Pernikahan adalah momen sakral yang membawa tanggung jawab besar bagi kedua belah pihak. Namun, seringkali tekanan dan gugup saat melangsungkan akad nikah dapat membuat seseorang melakukan kesalahan dalam ungkapan ijab qabul. Dalam hal ini, terdapat beberapa pertimbangan hukum yang perlu dipahami:
1. Kesalahan dalam Ungkapan Qabul
Jika calon suami melakukan kesalahan dalam menyampaikan qabul, seperti salah menyebutkan mahar, hal tersebut tidak mempengaruhi keabsahan pernikahan. Nikah tetap sah meskipun mahar yang disebutkan tidak sesuai. Namun, yang harus dibayarkan adalah mahar mitsil, yaitu mahar yang sepadan dengan kondisi ekonomi masing-masing pihak.
2. Pentingnya Kandungan Makna Kalimat
Meskipun terdapat perbedaan sedikit antara kalimat yang diucapkan oleh wali dan calon suami, hal itu tidak mempengaruhi keabsahan pernikahan selama kandungan makna kalimatnya sama. Kalimat seperti “Saya terima nikahnya”, “saya ridha menikahinya”, atau “saya menikahinya” memiliki hukum yang sah.

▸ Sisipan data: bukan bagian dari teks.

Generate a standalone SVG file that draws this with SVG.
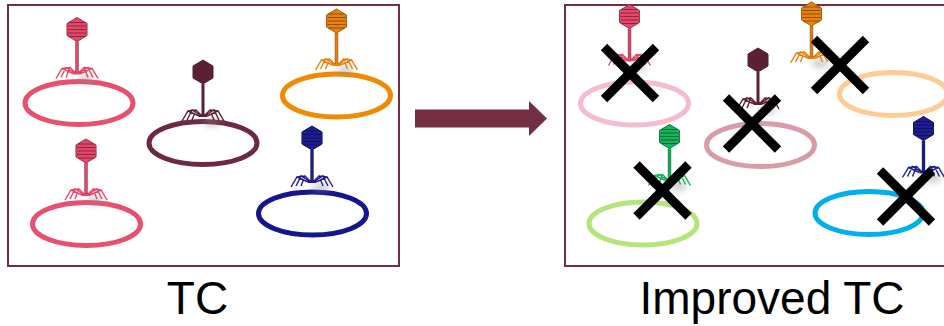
<svg xmlns="http://www.w3.org/2000/svg" width="944" height="326" viewBox="0 0 944 326">
<style>
.box{fill:none;stroke:#722E42;stroke-width:2}
.cell{fill:none;stroke-width:5}
.x{stroke:#000;stroke-width:9;stroke-linecap:butt}
.lbl{font-family:"Liberation Sans",Arial,sans-serif;font-size:46px;fill:#000;text-anchor:middle}
</style>
<defs>
<filter id="blur" x="-1" y="-1" width="3" height="3"><feGaussianBlur stdDeviation="3"/></filter>
<g id="phage">
<ellipse cx="9" cy="50" rx="9" ry="4" fill="#888" opacity="0.45" filter="url(#blur)"/>
<path d="M0,-12 L10,-6 L10,6 L0,12 L-10,6 L-10,-6 Z" fill="currentColor" stroke="currentColor" stroke-width="1"/>
<rect x="-1.5" y="12" width="3" height="31" fill="currentColor"/>
<rect x="-4" y="42" width="8" height="3" fill="currentColor"/>
<path d="M2,43 L7,38 L11,48 M3,43 L11,38 L16,48 M4,44 L15,39 L21,49 M7,38 L15,39 M-2,43 L-7,38 L-11,48 M-3,43 L-11,38 L-16,48 M-4,44 L-15,39 L-21,49 M-7,38 L-15,39" fill="none" stroke="currentColor" stroke-width="1.4"/>
</g>
<g id="stripes">
<path d="M-8,-7 H8 M-9,-3.5 H9 M-9,0 H9 M-9,3.5 H9 M-8,7 H8" stroke="#000" stroke-opacity="0.45" stroke-width="0.9"/>
<path d="M0,-12 L10,-6 L10,6 L0,12 L-10,6 L-10,-6 Z M-1.5,12 V43 M1.5,12 V43" fill="none" stroke="#000" stroke-opacity="0.35" stroke-width="0.8"/>
</g>
</defs>

<g id="tc-panel">
<rect class="box" x="8" y="5" width="391" height="261"/>
</g>
<g id="improved-panel">
<rect class="box" x="565" y="5" width="400" height="261"/>
</g>

<g id="cell-pink-1">
<ellipse class="cell" cx="79" cy="103" rx="54" ry="21.5" stroke="#E8506F"/>
<g transform="translate(77,29.5)" style="color:#E4476A"><use href="#phage"/><use href="#stripes"/></g>
</g>
<g id="cell-pink-2">
<ellipse class="cell" cx="86.5" cy="224" rx="54" ry="21.5" stroke="#E8506F"/>
<g transform="translate(86,151)" style="color:#E4476A"><use href="#phage"/><use href="#stripes"/></g>
</g>
<g id="cell-maroon">
<ellipse class="cell" cx="203" cy="143" rx="54" ry="21.5" stroke="#6E2A3C"/>
<g transform="translate(203,72)" style="color:#5A2132"><use href="#phage"/></g>
</g>
<g id="cell-orange">
<ellipse class="cell" cx="336.5" cy="95.5" rx="54" ry="21.5" stroke="#F08A00"/>
<g transform="translate(336.5,21)" style="color:#E9820A"><use href="#phage"/><use href="#stripes"/></g>
</g>
<g id="cell-blue">
<ellipse class="cell" cx="312.5" cy="213.5" rx="54" ry="21.5" stroke="#15158F"/>
<g transform="translate(312,138)" style="color:#1E1E92"><use href="#phage"/><use href="#stripes"/></g>
</g>

<g id="cell-lightpink">
<ellipse class="cell" cx="634.5" cy="103.5" rx="54" ry="21.5" stroke="#F5BCCB"/>
<g transform="translate(629.5,16.5)" style="color:#E4476A"><use href="#phage"/><use href="#stripes"/></g>
<g transform="translate(630,73)"><line class="x" x1="-26" y1="-26" x2="26" y2="26"/><line class="x" x1="26" y1="-26" x2="-26" y2="26"/></g>
</g>
<g id="cell-mauve">
<ellipse class="cell" cx="760.5" cy="145" rx="54" ry="21.5" stroke="#D89BA8"/>
<g transform="translate(758,60)" style="color:#5A2132"><use href="#phage"/></g>
<g transform="translate(752,123.5)"><line class="x" x1="-26" y1="-26" x2="26" y2="26"/><line class="x" x1="26" y1="-26" x2="-26" y2="26"/></g>
</g>
<g id="cell-lightorange">
<ellipse class="cell" cx="893.5" cy="94" rx="54" ry="21.5" stroke="#FECB94"/>
<g transform="translate(811.5,14)" style="color:#E9820A"><use href="#phage"/><use href="#stripes"/></g>
<g transform="translate(840,65)"><line class="x" x1="-26" y1="-26" x2="26" y2="26"/><line class="x" x1="26" y1="-26" x2="-26" y2="26"/></g>
</g>
<g id="cell-lightgreen">
<ellipse class="cell" cx="643" cy="223.5" rx="54" ry="21.5" stroke="#B3E57A"/>
<g transform="translate(669.5,136.5)" style="color:#12B35A"><use href="#phage"/><use href="#stripes"/></g>
<g transform="translate(662.5,190.5)"><line class="x" x1="-26" y1="-26" x2="26" y2="26"/><line class="x" x1="26" y1="-26" x2="-26" y2="26"/></g>
</g>
<g id="cell-cyan">
<ellipse class="cell" cx="869" cy="213" rx="54" ry="21.5" stroke="#00B0EE"/>
<g transform="translate(923.5,128.5)" style="color:#1E1E92"><use href="#phage"/><use href="#stripes"/></g>
<g transform="translate(906,196.5)"><line class="x" x1="-26" y1="-26" x2="26" y2="26"/><line class="x" x1="26" y1="-26" x2="-26" y2="26"/></g>
</g>

<g id="connectors">
<path d="M415,109.5 H529 V101 L547,118.5 L529,136 V127.5 H415 Z" fill="#722E42"/>
</g>

<g id="labels">
<text class="lbl" x="197.5" y="314">TC</text>
<text class="lbl" x="772" y="314">Improved TC</text>
</g>
</svg>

3. Dampak dari Diam yang Lama
Diam yang lama antara ijab dan qabul, yang menunjukkan berpaling dari qabul, dapat mempengaruhi keabsahan akad nikah. Namun, dalam hal ini, diam yang lama adalah diam yang melebihi kadar mengambil nafas atau diam sebentar namun dengan niat berpaling dari qabul.
4. Mengulang Akad Nikah
Jika suatu akad nikah telah memenuhi syarat dan rukunnya, maka akad tersebut sah. Namun, jika ada ketidakpastian atau kesalahan yang signifikan, akad tersebut dapat diulang untuk memastikan keabsahannya. Mengulang akad nikah tidak harus dilakukan di lain hari, namun dapat dilakukan kapanpun jika diperlukan.
5. Pertimbangan Psikologis
Mengulang akad nikah dapat menjadi pilihan jika salah satu atau kedua belah pihak merasa terlalu grogi atau tidak siap saat melangsungkan akad sebelumnya. Kondisi psikologis yang stabil dan siap secara mental dapat memastikan jalannya akad nikah dengan lebih lancar dan mantap.
Dalam menjalani proses pernikahan, penting untuk mengedepankan kesadaran dan kesiapan secara mental serta memahami kewajiban dan tanggung jawab yang melekat dalam ikatan suci tersebut. Dengan demikian, pernikahan dapat dirayakan dengan penuh kebahagiaan dan keberkahan.
Ibaroh
Dalam Kitab Tuhfatul Habib disebutkan:
ولا سكوت طَوِيلٌ وَهُوَ مَا أَشْعَرَ بِإِعْرَاضِهِ عَنْ الْقَبُولِ
قَوْلُهُ: (وَهُوَ مَا أَشْعَرَ بِإِعْرَاضِهِ إلَخْ) الْمُعْتَمَدُ أَنَّهُ بِقَدْرِ مَا يَقْطَعُ الْقِرَاءَةَ فِي الْفَاتِحَةِ وَهُوَ الزَّائِدُ عَلَى سَكْتَةِ التَّنَفُّسِ، أَوْ الْقَصِيرُ إذَا قَصَدَ بِهِ الْإِعْرَاضَ
Artinya, “Dan (tidak dipisah) diam yang lama, yaitu diam yang menunjukkan berpaling dari qabul.
Ucapan penyusun kitab: “Yaitu diam yang menunjukkan berpaling dari qabul”, pendapat yang menjadi pegangan (versi Syekh Al-Bujairimi) bahwa diam lama itu yang sekira bisa memutus bacaan Fatihah dalam shalat yaitu melebihi kadar mengambil nafas atau diam sebentar namun dengan niat berpaling dari qabul”. (Sulaiman Al-Bujairimi, Tuhfatul Habib ‘ala Syarhil Khatib [Beirut, Darul Fikr: 1995], juz III, halaman 13).